That Old Torture Routine

The torture memorandums that were recently made known have generated amazement, indignation and surprise. The indignation and amazement are understandable, particularly as related to the memorandums released in the recently published report of the Senate Committee on the Military Treatment of Detainees.

In the summer of 2002, according to the report, interrogators at Guantanamo were under increasing pressure from higher levels in the chain of command to establish a link between Iraq and Al Qaeda. The implementation of water boarding, among other forms of torture, finally obtained “evidence” from a detainee, which was used to help justify the invasion of Iraq by Bush and Cheney the following year.

But why the surprise about the torture memos? Even without an investigation, it is reasonable to assume that Guantanamo was a torture chamber. What other reason would there be to send prisoners to a place where they would be beyond the reach of the law; a place, moreover, that Washington is using in violation of a treaty that Cuba was forced into signing under threat of force? The reasoning of a security issue is difficult to take seriously.

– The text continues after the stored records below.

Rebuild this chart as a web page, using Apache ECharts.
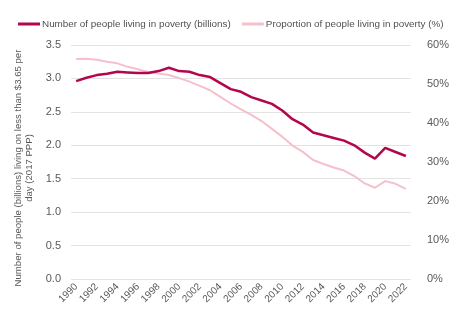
<!DOCTYPE html>
<html><head><meta charset="utf-8">
<script src="https://cdn.jsdelivr.net/npm/echarts@6/dist/echarts.min.js"></script>
<style>html,body{margin:0;padding:0;background:#fff}#c{width:474px;height:326px}</style>
</head><body><div id="c"></div>
<script>
const years = [];
for (let y = 1990; y <= 2022; y++) years.push(String(y));
const numberBillions = [2.96,3.01,3.05,3.07,3.10,3.09,3.08,3.08,3.11,3.16,3.11,3.10,3.05,3.02,2.93,2.84,2.80,2.72,2.67,2.62,2.52,2.39,2.31,2.19,2.15,2.11,2.07,2.00,1.89,1.80,1.96,1.90,1.84];
const proportionPct = [56.4,56.5,56.2,55.7,55.3,54.4,53.8,53.1,52.7,52.3,51.5,50.6,49.5,48.4,46.7,45.0,43.5,42.1,40.5,38.5,36.5,34.2,32.6,30.5,29.5,28.6,27.8,26.4,24.5,23.4,25.1,24.4,23.1];
const seriesNames = ['Number of people living in poverty (billions)','Proportion of people living in poverty (%)'];
const leftAxisName = 'Number of people (billions) living on less than $3.65 per\nday (2017 PPP)';

const font = 'Liberation Sans, Arial, sans-serif';
const chart = echarts.init(document.getElementById('c'), null, {renderer:'canvas'});
chart.setOption({
  animation:false,
  textStyle:{fontFamily:font},
  legend:{
    top:14, left:13, width:470, itemWidth:22, itemHeight:3, itemGap:11, icon:'rect',
    textStyle:{color:'#505050', fontSize:9.9, fontFamily:font, padding:[0,0,0,-3]},
    data:seriesNames
  },
  grid:{left:71, right:63, top:45, bottom:47},
  xAxis:{
    type:'category', data:years, boundaryGap:true,
    axisLine:{show:false}, axisTick:{show:false},
    axisLabel:{interval:1, rotate:45, color:'#595959', fontSize:10, margin:6, fontFamily:font}
  },
  yAxis:[{
    type:'value', min:0, max:3.5, interval:0.5,
    name:leftAxisName, nameLocation:'middle', nameGap:16, nameRotate:90,
    nameTextStyle:{color:'#595959', fontSize:9.6, fontFamily:font, align:'center', lineHeight:11, padding:[0,12,0,0]},
    axisLine:{show:false}, axisTick:{show:false},
    axisLabel:{color:'#595959', fontSize:11, margin:10, formatter:v=>v.toFixed(1)},
    splitLine:{lineStyle:{color:'#e3e3e3', width:1}}
  },{
    type:'value', min:0, max:60, interval:10,
    axisLine:{show:false}, axisTick:{show:false},
    axisLabel:{color:'#595959', fontSize:11, margin:16, formatter:v=>v+'%'},
    splitLine:{show:false}
  }],
  series:[{
    name:seriesNames[0], type:'line', yAxisIndex:0, data:numberBillions,
    symbol:'none', lineStyle:{color:'#b3064d', width:2.5}, itemStyle:{color:'#b3064d'}, z:3
  },{
    name:seriesNames[1], type:'line', yAxisIndex:1, data:proportionPct,
    symbol:'none', lineStyle:{color:'#f5c0cc', width:2}, itemStyle:{color:'#f5c0cc'}, z:2
  }]
});
</script></body></html>
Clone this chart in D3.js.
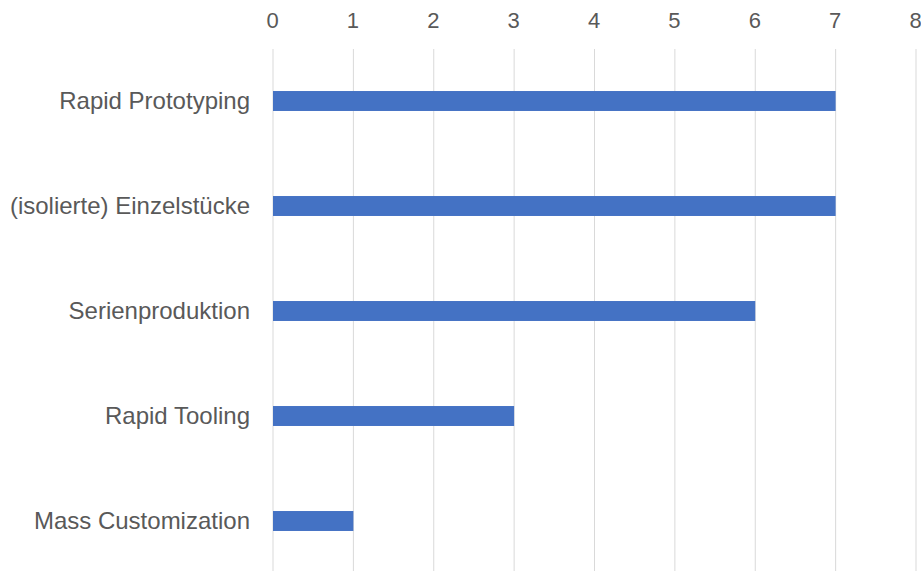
<!DOCTYPE html>
<html>
<head>
<meta charset="utf-8">
<script src="https://cdn.jsdelivr.net/npm/d3@7"></script>
<style>
  body { margin: 0; background: #fff; }
  svg { display: block; }
  text { font-family: "Liberation Sans", Arial, sans-serif; fill: #595959; }
</style>
</head>
<body>
<div id="chart"></div>
<script>
// data
var categories = ["Rapid Prototyping", "(isolierte) Einzelstücke", "Serienproduktion", "Rapid Tooling", "Mass Customization"];
var values = [7, 7, 6, 3, 1];
var tickValues = [0, 1, 2, 3, 4, 5, 6, 7, 8];

var svgwidth = 921;
var svgheight = 571;

var svg = d3.select("#chart")
    .append("svg")
    .attr("width", svgwidth)
    .attr("height", svgheight);

var xscale = d3.scaleLinear()
    .domain([0, 8])
    .range([273, 916]);

var yscale = d3.scaleBand()
    .domain(categories)
    .range([48.5, 573.5])
    .paddingInner(0.81)
    .paddingOuter(0.405);

// gridlines
svg.append("g")
    .selectAll("line")
    .data(tickValues)
    .enter()
    .append("line")
    .attr("x1", d => xscale(d))
    .attr("x2", d => xscale(d))
    .attr("y1", 49)
    .attr("y2", svgheight)
    .attr("stroke", "#d9d9d9")
    .attr("stroke-width", 1);

// top axis labels
var xAxis = d3.axisTop(xscale).tickValues(tickValues).tickSize(0).tickPadding(0);
var gx = svg.append("g")
    .attr("transform", "translate(-1, 28)")
    .call(xAxis);
gx.select(".domain").remove();
gx.selectAll("text")
    .attr("font-size", 22)
    .style("font-family", "'Liberation Sans', Arial, sans-serif")
    .attr("fill", "#595959");

// bars
svg.append("g")
    .selectAll("rect")
    .data(values)
    .enter()
    .append("rect")
    .attr("x", xscale(0))
    .attr("y", (d, i) => yscale(categories[i]))
    .attr("width", d => xscale(d) - xscale(0))
    .attr("height", yscale.bandwidth())
    .attr("fill", "#4472c4");

// category labels
var yAxis = d3.axisLeft(yscale).tickSize(0).tickPadding(0);
var gy = svg.append("g")
    .attr("transform", "translate(250, 0)")
    .call(yAxis);
gy.select(".domain").remove();
gy.selectAll("text")
    .attr("font-size", 24)
    .style("font-family", "'Liberation Sans', Arial, sans-serif")
    .attr("fill", "#595959");
</script>
</body>
</html>
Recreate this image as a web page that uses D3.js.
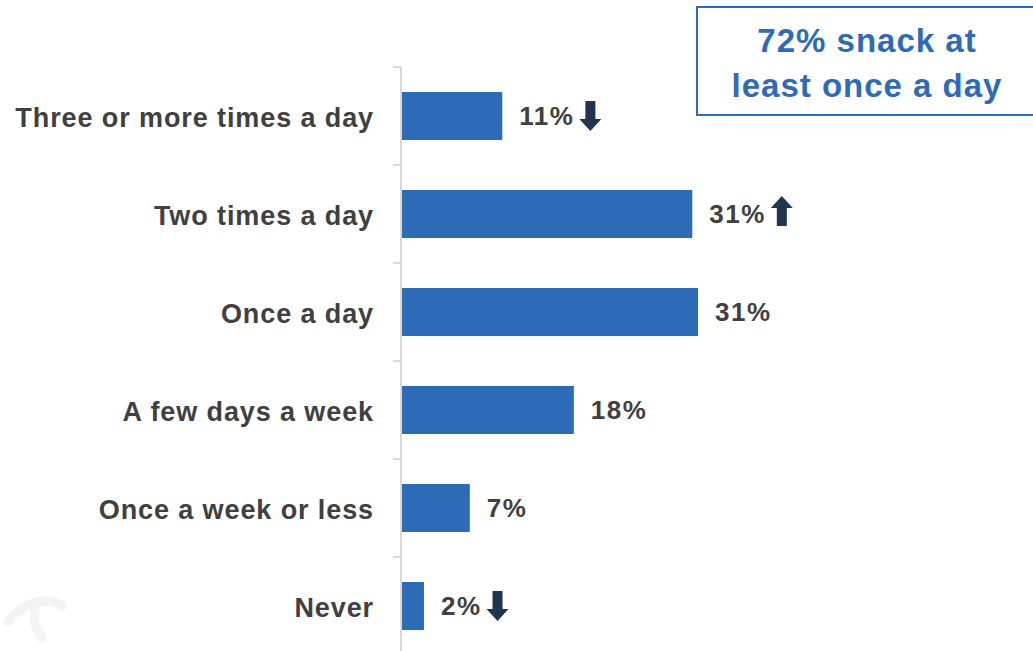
<!DOCTYPE html>
<html><head><meta charset="utf-8">
<script src="https://cdn.jsdelivr.net/npm/d3@7"></script>
<style>body{margin:0;background:#fff}svg{display:block}</style>
</head><body>
<svg id="c" width="1033" height="651"></svg>
<script>
const categories = ["Three or more times a day","Two times a day","Once a day","A few days a week","Once a week or less","Never"];
const values = [10.5, 30.4, 31.0, 18.0, 7.1, 2.3];
const valueLabels = ["11%","31%","31%","18%","7%","2%"];
const trends = ["down","up","","","","down"];
const calloutLines = ["72% snack at","least once a day"];

const svg = d3.select("#c");
const font = "'Liberation Sans', Arial, sans-serif";
const x = d3.scaleLinear().domain([0, 31]).range([402, 698]);
const y = d3.scaleBand().domain(categories).range([67, 655]).paddingInner(0.51).paddingOuter(0.255);

// watermark
svg.append("path").attr("d","M8,622 C22,602 48,596 62,606 M38,601 C32,614 34,628 42,638")
  .attr("fill","none").attr("stroke","#f3f3f3").attr("stroke-width",9).attr("stroke-linecap","round");

// axis
const band = y.step();
const ax = svg.append("g").attr("transform","translate(401,0)");
ax.append("line").attr("x1",0).attr("x2",0).attr("y1",67).attr("y2",651).attr("stroke","#d9d9d9").attr("stroke-width",2);
d3.range(categories.length + 1).forEach(i=>{
  const ty = 67 + i*band;
  ax.append("line").attr("x1",-8).attr("x2",0).attr("y1",ty).attr("y2",ty).attr("stroke","#d9d9d9").attr("stroke-width",2);
});

// bars
svg.selectAll("rect.bar").data(categories).join("rect").attr("class","bar")
  .attr("x", x(0)).attr("y", d=>y(d)).attr("height", y.bandwidth())
  .attr("width", (d,i)=>x(values[i])-x(0)).attr("fill","#2e6bb6");

// category labels
svg.selectAll("text.cat").data(categories).join("text").attr("class","cat")
  .attr("x",374).attr("y",d=>y(d)+y.bandwidth()/2).attr("dy","0.4em")
  .attr("text-anchor","end").attr("font-family",font).attr("font-weight","bold")
  .attr("font-size",27).attr("letter-spacing","0.9px").attr("fill","#404040").text(d=>d);

// value labels
const vl = svg.selectAll("text.val").data(categories).join("text").attr("class","val")
  .attr("x",(d,i)=>x(values[i])+17).attr("y",d=>y(d)+y.bandwidth()/2).attr("dy","0.36em")
  .attr("font-family",font).attr("font-weight","bold").attr("font-size",26).attr("letter-spacing","1.5px").attr("fill","#404040")
  .text((d,i)=>valueLabels[i]);

// trend arrows
vl.each(function(d,i){
  if(!trends[i]) return;
  const bb = this.getBBox();
  const ax0 = bb.x + bb.width + 5, cy = y(d)+y.bandwidth()/2;
  const w = 22, h = 30, sw = 10, head = 12;
  let pts;
  if(trends[i]==="down"){
    const t = cy - h/2, b = cy + h/2;
    pts = [[ax0+(w-sw)/2,t],[ax0+(w+sw)/2,t],[ax0+(w+sw)/2,b-head],[ax0+w,b-head],[ax0+w/2,b],[ax0,b-head],[ax0+(w-sw)/2,b-head]];
  } else {
    const t = cy - h/2 - 3, b = cy + h/2 - 3;
    pts = [[ax0+(w-sw)/2,b],[ax0+(w+sw)/2,b],[ax0+(w+sw)/2,t+head],[ax0+w,t+head],[ax0+w/2,t],[ax0,t+head],[ax0+(w-sw)/2,t+head]];
  }
  svg.append("polygon").attr("points",pts.map(p=>p.join(",")).join(" ")).attr("fill","#1f3550");
});

// callout box
svg.append("rect").attr("x",697).attr("y",7).attr("width",340).attr("height",108)
  .attr("fill","#fff").attr("stroke","#2e6bb6").attr("stroke-width",2);
svg.selectAll("text.call").data(calloutLines).join("text").attr("class","call")
  .attr("x",867).attr("y",(d,i)=>52+i*45).attr("text-anchor","middle")
  .attr("font-family",font).attr("font-weight","bold").attr("font-size",33).attr("letter-spacing","1px").attr("fill","#2e6bb6")
  .text(d=>d);
</script>
</body></html>
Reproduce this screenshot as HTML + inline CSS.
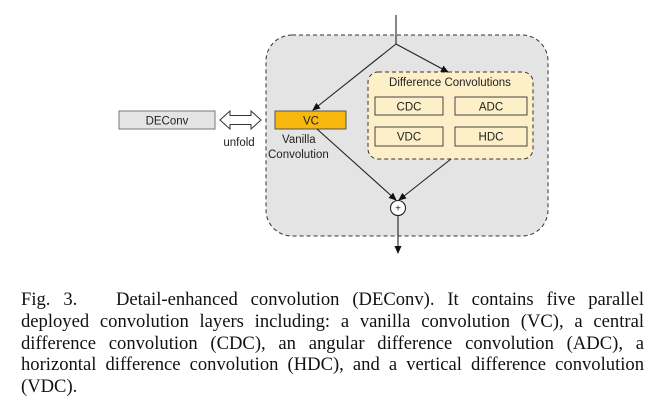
<!DOCTYPE html>
<html><head><style>
html,body{margin:0;padding:0;background:#fff;}
.cap{position:absolute;left:21px;width:623px;top:289px;font-family:"Liberation Serif",serif;font-size:18.6px;line-height:21.8px;color:#111;}
.cap div{text-align:justify;text-align-last:justify;white-space:nowrap;}
.cap div.l{text-align-last:left;}
</style></head><body>
<div style="position:relative;width:664px;height:408px;overflow:hidden">
<svg width="664" height="270" style="position:absolute;left:0;top:0" font-family="Liberation Sans, sans-serif">
<defs><marker id="a" markerWidth="8" markerHeight="8" refX="7" refY="4" orient="auto" markerUnits="userSpaceOnUse"><path d="M0,0.5 L8,4 L0,7.5z" fill="#111"/></marker></defs>
<rect x="266" y="35" width="282" height="201" rx="26" fill="#e4e4e4" stroke="#333" stroke-width="1" stroke-dasharray="4,3"/>
<rect x="368" y="72" width="165" height="87" rx="10" fill="#fdefc8" stroke="#333" stroke-width="1" stroke-dasharray="4,3"/>
<text x="450" y="86" font-size="11.5" text-anchor="middle" fill="#222">Difference Convolutions</text>
<g fill="#fdefc8" stroke="#444" stroke-width="1">
<rect x="375" y="97" width="68" height="18"/><rect x="455" y="97" width="72" height="18"/>
<rect x="375" y="127" width="68" height="19"/><rect x="455" y="127" width="72" height="19"/>
</g>
<g font-size="11.5" text-anchor="middle" fill="#222">
<text x="409" y="110.5">CDC</text><text x="491" y="110.5">ADC</text>
<text x="409" y="140.5">VDC</text><text x="491" y="140.5">HDC</text>
</g>
<rect x="275" y="111" width="71" height="18" fill="#f8b80e" stroke="#555" stroke-width="1"/>
<text x="311" y="124.5" font-size="11.5" text-anchor="middle" fill="#222">VC</text>
<text x="282" y="143" font-size="11.5" fill="#222">Vanilla</text>
<text x="268" y="158" font-size="11.5" fill="#222">Convolution</text>
<rect x="119" y="111" width="96" height="18" fill="#e4e4e4" stroke="#777" stroke-width="1"/>
<text x="167" y="124.5" font-size="11.5" text-anchor="middle" fill="#222">DEConv</text>
<path d="M220,120 L230,111 L230,115.5 L251,115.5 L251,111 L261,120 L251,129 L251,124.5 L230,124.5 L230,129z" fill="#fff" stroke="#333" stroke-width="1"/>
<text x="239" y="146" font-size="11.5" text-anchor="middle" fill="#222">unfold</text>
<g stroke="#222" stroke-width="1.1" fill="none">
<line x1="396" y1="15" x2="396" y2="44"/>
<line x1="396" y1="44" x2="313" y2="110" marker-end="url(#a)"/>
<line x1="396" y1="44" x2="448" y2="72" marker-end="url(#a)"/>
<line x1="317" y1="129" x2="396" y2="200" marker-end="url(#a)"/>
<line x1="451" y1="159" x2="399" y2="200" marker-end="url(#a)"/>
<circle cx="398" cy="208" r="7.5" fill="#fff"/>
<line x1="398" y1="215.5" x2="398" y2="253" marker-end="url(#a)"/>
</g>
<text x="398" y="211.5" font-size="10" text-anchor="middle" fill="#222">+</text>
</svg>
<div class="cap">
<div>Fig. 3.&nbsp;&nbsp; Detail-enhanced convolution (DEConv). It contains five parallel</div>
<div>deployed convolution layers including: a vanilla convolution (VC), a central</div>
<div>difference convolution (CDC), an angular difference convolution (ADC), a</div>
<div>horizontal difference convolution (HDC), and a vertical difference convolution</div>
<div class="l">(VDC).</div>
</div>
</div>
</body></html>
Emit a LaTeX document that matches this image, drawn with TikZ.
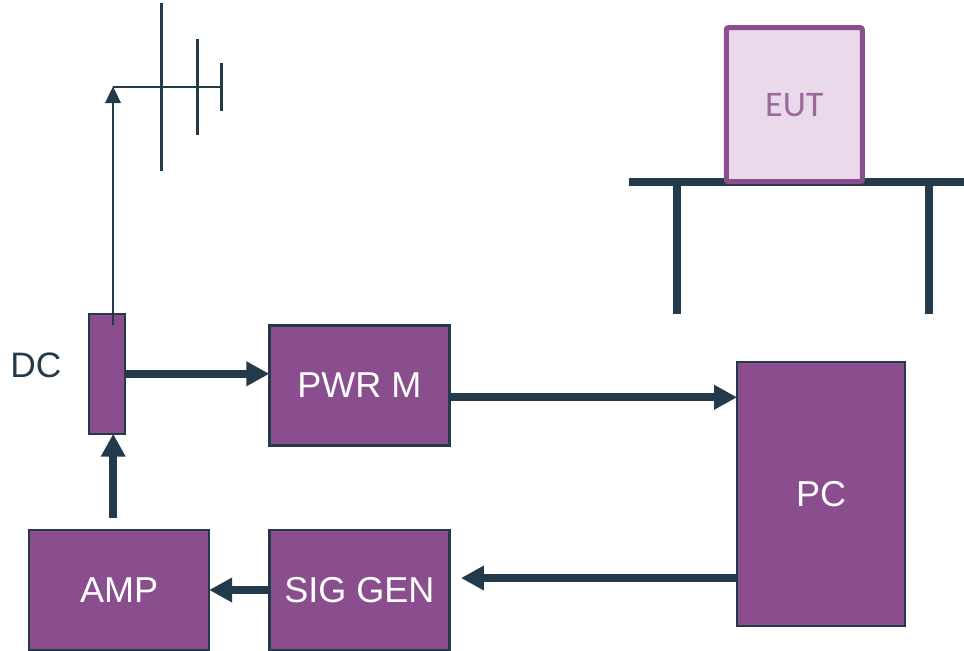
\documentclass[tikz,border=0pt]{standalone}
\usepackage{fontspec}
\setmainfont{Liberation Sans}
\newfontfamily\eutfont{Carlito}
\usetikzlibrary{arrows.meta}
\definecolor{boxpurple}{HTML}{8A4E8E}
\definecolor{darkline}{HTML}{233A4A}
\definecolor{eutfill}{HTML}{EAD9EA}
\begin{document}
\begin{tikzpicture}[x=0.75pt, y=-0.75pt,
  every node/.style = {inner sep=0pt, align=center},
  block/.style = {shape=rectangle, draw=darkline, line width=1.9pt,
    fill=boxpurple, text=white, font=\fontsize{27}{30}\selectfont},
  bigblock/.style = {block, minimum width=135pt, minimum height=90pt},
  thickarrow/.style = {draw=darkline, line width=6pt, shorten >=-1pt, -{Triangle[length=17.25pt, width=17.5pt]}},
  thinarrow/.style = {draw=darkline, line width=2pt, shorten >=-0.5pt, -{Triangle[length=12.5pt, width=11.5pt]}},
  antenna/.style = {draw=darkline, line width=2pt},
  tableline/.style = {draw=darkline, line width=6pt}]
  \useasboundingbox (0,0) rectangle (964,650);

  % table
  \coordinate (topleft) at (629,181.5);
  \coordinate (topright) at (964,181.5);
  \coordinate (legleft) at (677.3,313.5);
  \coordinate (legright) at (929.3,313.5);
  \draw[tableline] (topleft) -- (topright);
  \draw[tableline] (legleft) -- (legleft |- topleft);
  \draw[tableline] (legright) -- (legright |- topleft);

  \node[shape=rectangle, rounded corners=1.5pt, draw=boxpurple, line width=3.75pt, fill=eutfill,
    minimum width=102pt, minimum height=115.5pt] (eut) at (794.3,104.7)
    {\eutfont\fontsize{27}{30}\selectfont\textcolor{boxpurple!85}{EUT}};

  % blocks
  \node[block, minimum width=27pt, minimum height=90pt] (dc) at (107.2,373.8) {};
  \node[bigblock] (pwr) at (359.3,385.3) {PWR M};
  \node[block, minimum width=126pt, minimum height=198pt] (pc) at (821,494) {PC};
  \node[bigblock] (sig) at (359.3,590) {SIG GEN};
  \node[bigblock] (amp) at (119.2,590) {AMP};
  \node[text=darkline, font=\fontsize{26.5}{30}\selectfont] (dclabel) at (36,365) {DC};

  % antenna
  \coordinate (dcout) at (113,325);
  \coordinate (feed) at (113,87);
  \coordinate (boomend) at (221.3,87);
  \draw[thinarrow] (dcout) -- (feed);
  \draw[antenna] (feed) -- (boomend);
  \coordinate (rodatop) at (161.3,3);
  \coordinate (rodabot) at (161.3,171);
  \coordinate (rodbtop) at (197.3,39);
  \coordinate (rodbbot) at (197.3,135);
  \coordinate (rodctop) at (221.3,63);
  \coordinate (rodcbot) at (221.3,111);
  \draw[antenna] (rodatop) -- (rodabot);
  \draw[antenna] (rodbtop) -- (rodbbot);
  \draw[antenna] (rodctop) -- (rodcbot);

  % connectors
  \coordinate (ampout) at (113.2,517.7);
  \coordinate (pcin) at (pc.west |- 0,397.3);
  \coordinate (pcout) at (pc.west |- 0,578);
  \coordinate (sigin) at (462.3,578);
  \draw[thickarrow] (ampout) -- (ampout |- dc.south);
  \draw[thickarrow] (dc.east) -- (pwr.west |- dc.east);
  \draw[thickarrow] (pwr.east |- pcin) -- (pcin);
  \draw[thickarrow] (pcout) -- (sigin);
  \draw[thickarrow] (sig.west) -- (amp.east);
\end{tikzpicture}
\end{document}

A more extensive reason of why there should be little surprise over these memos is that torture has been a routine practice since the early days of the conquest of the national territory of the United States, and even later still, when the imperial incursions of the “infant empire,” as George Washington called the New Republic, was extended to Haiti, the Philippines and to other places.

Unfortunately, torture is the smallest of the many crimes of aggression, terror, subversion and economic strangulation that have darkened the history of the United States, a good part of which happened with other large powers. The current revelations of torture point once more to the eternal conflict between “what we represent” and “who we are.”